Stability of the closed loop is ensured by parameter validation at policy load time. The validator computes the worst-case loop gain under the maximum damping multiplier and rejects any policy whose parameters would yield a non-contractive map. This validation is performed once, at policy admission, and is itself recorded in the lineage so that the conditions under which the agent was permitted to run can be reconstructed.

Alternative Embodiments

The integrator may be implemented as a first-order infinite-impulse-response filter, as a second-order critically-damped filter when smoother trajectories are required, or as a discrete state-space block when the valence dimension is part of a coupled multi-dimensional affective vector and cross-axis terms are non-zero. In each case the leak operation is preserved, but its realization differs.

The oscillation detector may be replaced by an entropy estimator that operates on the spectral content of the recent integrator-delta sequence rather than on sign reversals alone. A short-time Fourier estimate, a wavelet decomposition, or a simple variance-of-differences metric all yield an analogous high-frequency-disturbance signal, and the damping multiplier may be driven by any of them.

The clamp may be replaced by a soft saturating non-linearity such as a hyperbolic tangent, in which case the upper and lower bounds are approached asymptotically rather than with a hard knee. Soft clamps trade clean boundary semantics for smoother gradient information when the valence reading feeds a differentiable downstream component.

The damping multiplier may itself be governed by a second outer loop that learns the appropriate threshold from the agent's operating history, subject to policy-defined bounds on how far the learned threshold may drift from the nominal. This adaptive embodiment is admissible only in deployments where the lineage records of the outer loop are themselves auditable.

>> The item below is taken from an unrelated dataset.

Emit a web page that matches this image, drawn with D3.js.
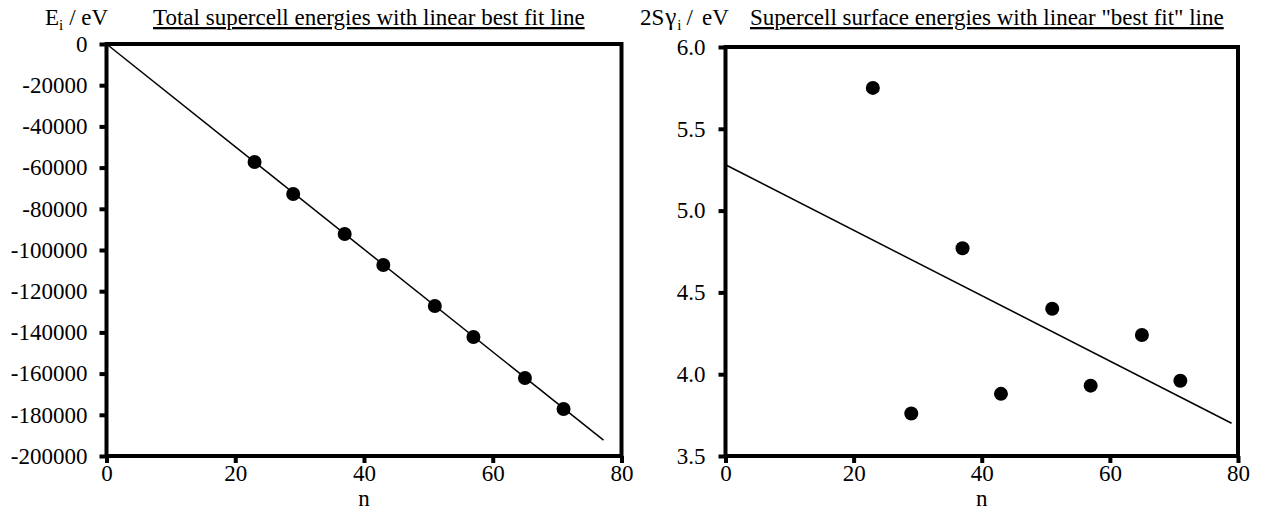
<!DOCTYPE html>
<html>
<head>
<meta charset="utf-8">
<script src="https://cdn.jsdelivr.net/npm/d3@7"></script>
<style>
  body { margin: 0; background: #fff; }
  svg text { font-family: 'Liberation Serif', 'Times New Roman', serif; fill: #000; }
</style>
</head>
<body>
<div id="chart"></div>
<script>
// supercell sizes (shared by both panels)
const nValues = [23, 29, 37, 43, 51, 57, 65, 71];
// total supercell energies, eV
const totalEnergies = [-57300, -72800, -92200, -107300, -127200, -142200, -162100, -177200];
// 2*S*gamma, eV
const surfaceEnergies = [5.75, 3.76, 4.77, 3.88, 4.40, 3.93, 4.24, 3.96];
// best fit line end points [n, value]
const totalFit = [[0, 0], [77.2, -192300]];
const surfaceFit = [[0, 5.28], [79, 3.70]];

const xTicks = [0, 20, 40, 60, 80];
const leftYTicks = d3.range(0, -200001, -20000);
const rightYTicks = [3.5, 4.0, 4.5, 5.0, 5.5, 6.0];

const width = 1263, height = 512;
const fontSize = 23;
const serif = "'Liberation Serif', 'Times New Roman', serif";

const svg = d3.select('#chart').append('svg')
  .attr('width', width)
  .attr('height', height)
  .style('font-family', serif);

function drawPanel(cfg) {
  const x = d3.scaleLinear().domain([0, 80]).range([cfg.left, cfg.right]);
  const y = d3.scaleLinear().domain(cfg.yDomain).range([cfg.bottom, cfg.top]);
  const g = svg.append('g');

  // x axis
  const xAxis = g.append('g')
    .attr('transform', `translate(0,${cfg.bottom})`)
    .call(d3.axisBottom(x).tickValues(xTicks).tickSize(7).tickPadding(2).tickFormat(d => String(d)));
  // y axis
  const yAxis = g.append('g')
    .attr('transform', `translate(${cfg.left},0)`)
    .call(d3.axisLeft(y).tickValues(cfg.yTicks).tickSize(7).tickPadding(cfg.yPad).tickFormat(cfg.yFormat));

  [xAxis, yAxis].forEach(a => {
    a.attr('font-family', serif).attr('font-size', fontSize);
    a.select('.domain').remove();
    a.selectAll('.tick line').attr('stroke', '#000').attr('stroke-width', 4);
    a.selectAll('.tick text')
      .style('font-family', serif)
      .attr('font-size', fontSize)
      .attr('fill', '#000');
  });

  // frame
  g.append('rect')
    .attr('x', cfg.left)
    .attr('y', cfg.top)
    .attr('width', cfg.right - cfg.left)
    .attr('height', cfg.bottom - cfg.top)
    .attr('fill', 'none')
    .attr('stroke', '#000')
    .attr('stroke-width', 4);

  // fit line
  g.append('line')
    .attr('x1', x(cfg.fit[0][0]))
    .attr('y1', y(cfg.fit[0][1]))
    .attr('x2', x(cfg.fit[1][0]))
    .attr('y2', y(cfg.fit[1][1]))
    .attr('stroke', '#000')
    .attr('stroke-width', 1.5);

  // points
  g.selectAll('circle')
    .data(nValues.map((n, i) => ({ n: n, v: cfg.values[i] })))
    .join('circle')
    .attr('cx', d => x(d.n))
    .attr('cy', d => y(d.v))
    .attr('r', 7)
    .attr('fill', '#000');

  // x label
  g.append('text')
    .attr('x', (cfg.left + cfg.right) / 2)
    .attr('y', 506)
    .attr('text-anchor', 'middle')
    .attr('font-size', fontSize)
    .text('n');

  // title, underlined
  g.append('text')
    .attr('x', cfg.titleX)
    .attr('y', 25)
    .attr('font-size', fontSize)
    .style('text-decoration', 'underline')
    .text(cfg.title);

  return g;
}

const leftPanel = drawPanel({
  left: 106.5, right: 621.5, top: 44, bottom: 456,
  yDomain: [-200000, 0], yTicks: leftYTicks, yPad: 12,
  yFormat: d => String(d),
  values: totalEnergies, fit: totalFit,
  titleX: 153, title: 'Total supercell energies with linear best fit line'
});

const rightPanel = drawPanel({
  left: 725.5, right: 1238, top: 47, bottom: 456,
  yDomain: [3.5, 6.0], yTicks: rightYTicks, yPad: 13,
  yFormat: d3.format('.1f'),
  values: surfaceEnergies, fit: surfaceFit,
  titleX: 750, title: 'Supercell surface energies with linear "best fit" line'
});

// y axis labels with subscripts
const leftLabel = svg.append('text').attr('x', 45).attr('y', 25).attr('font-size', fontSize);
leftLabel.append('tspan').text('E');
leftLabel.append('tspan').attr('font-size', 15).attr('dy', 5).text('i');
leftLabel.append('tspan').attr('dy', -5).attr('dx', 6).text('/ eV');

const rightLabel = svg.append('text').attr('x', 640).attr('y', 25).attr('font-size', fontSize);
rightLabel.append('tspan').text('2S');
rightLabel.append('tspan').attr('font-size', 25).attr('dx', 1).text('γ');
rightLabel.append('tspan').attr('font-size', 15).attr('dy', 5).attr('dx', 1).text('i');
rightLabel.append('tspan').attr('dy', -5).attr('dx', 5).text('/');
rightLabel.append('tspan').attr('dx', 9).text('eV');
</script>
</body>
</html>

The single-dimension loop described here may be replicated across several affective dimensions without modification, with each dimension carrying its own integrator, damping multiplier, and clamp. A coupled embodiment in which the damping multiplier of one dimension responds to the reversal rate of a correlated sibling dimension is also contemplated, useful when policy demands joint conservatism across an orthogonal pair such as valence and arousal.

Composition With Other Mechanisms

Valence stabilization sits between the stimulus reception stage of the mutation lifecycle and the affective modulation stage. Its clamped output is consumed by the admissibility gate as one of the inputs to the threshold computation; an agent whose valence is near the lower clamp will demand stronger evidence of capability before admitting a proposed mutation, while an agent near the upper clamp will admit on lighter evidence within the policy-permitted range.

The stabilization loop also interacts with the affective contagion subsystem. Because only the clamped value is broadcast, a single agent saturating its integrator does not propagate an unbounded signal into neighbouring agents. The clamp acts as a per-agent circuit breaker that prevents local instability from becoming a network-wide cascade.

A further composition exists with the lineage replay tooling used by external auditors: because every clamp activation is recorded with its triggering reversal rate and its damping multiplier, an auditor can replay the entire affective trajectory of an agent against the original stimulus stream and reproduce the clamp activations bit-for-bit, providing strong evidence that the loop behaved within its declared envelope across the full operating window.

Composition with the integrity check stage is straightforward. The stabilization record is one of the inputs to the integrity computation, allowing integrity to detect cases in which the agent is operating in a clamp-saturated regime and to lower its self-assessed reliability accordingly. This composition makes the stabilization mechanism self-aware in the limited sense that the agent knows when it is being held at its boundary.

Prior-Art Distinction

Conventional control-theoretic anti-windup, leaky-integrator filters, and saturating non-linearities are well known in signal processing and process control. The novelty claimed here lies in the application of these primitives to a governance-credentialed affective-state dimension, in the entropy-driven coupling between an oscillation detector and the integrator's effective time constant, and in the lineage-anchored emission of structured stabilization records on every tick.

Prior reinforcement-learning work on emotion- or mood-conditioned policies typically treats the affective signal as an unbounded auxiliary reward, with no structural guarantee that the signal remains inside an operating envelope. The mechanism described here imposes that guarantee at the loop level rather than relying on training-time regularization.

Prior work on bounded-rationality and risk-sensitive decision making likewise modulates a scalar parameter, but does not couple the modulation to a real-time entropy estimate of the disturbance signal nor expose the modulation as an auditable lineage record.

The combination of the leak, the entropy-driven damping, the policy-bound clamp, and the per-tick lineage emission is, taken as a whole, a governance primitive rather than a control primitive: its value is not that it stabilises a signal but that it stabilises a signal in a way that is structurally provable to a third-party auditor reading only the lineage stream. The distinction matters because it shifts the burden of trust from the implementer of the agent to the cryptographic record produced during operation, which is precisely the property that classical control-theoretic primitives do not provide on their own.

Disclosure Scope

This disclosure covers the integrator-leak-clamp loop, the entropy-driven damping multiplier, the parameter set bound to the policy reference, the lineage record format, the policy-load-time stability validator, and the composition of the stabilization mechanism with the admissibility gate, the affective contagion subsystem, and the integrity check stage. Implementation in software, in fixed-function digital hardware, and in mixed-signal hardware is contemplated. The disclosure extends to any embodiment in which a credentialed scalar affective dimension is held inside a declared operating envelope by a loop whose dynamics are gated by an entropy estimate of the disturbance signal and whose every step is committed to an auditable lineage stream.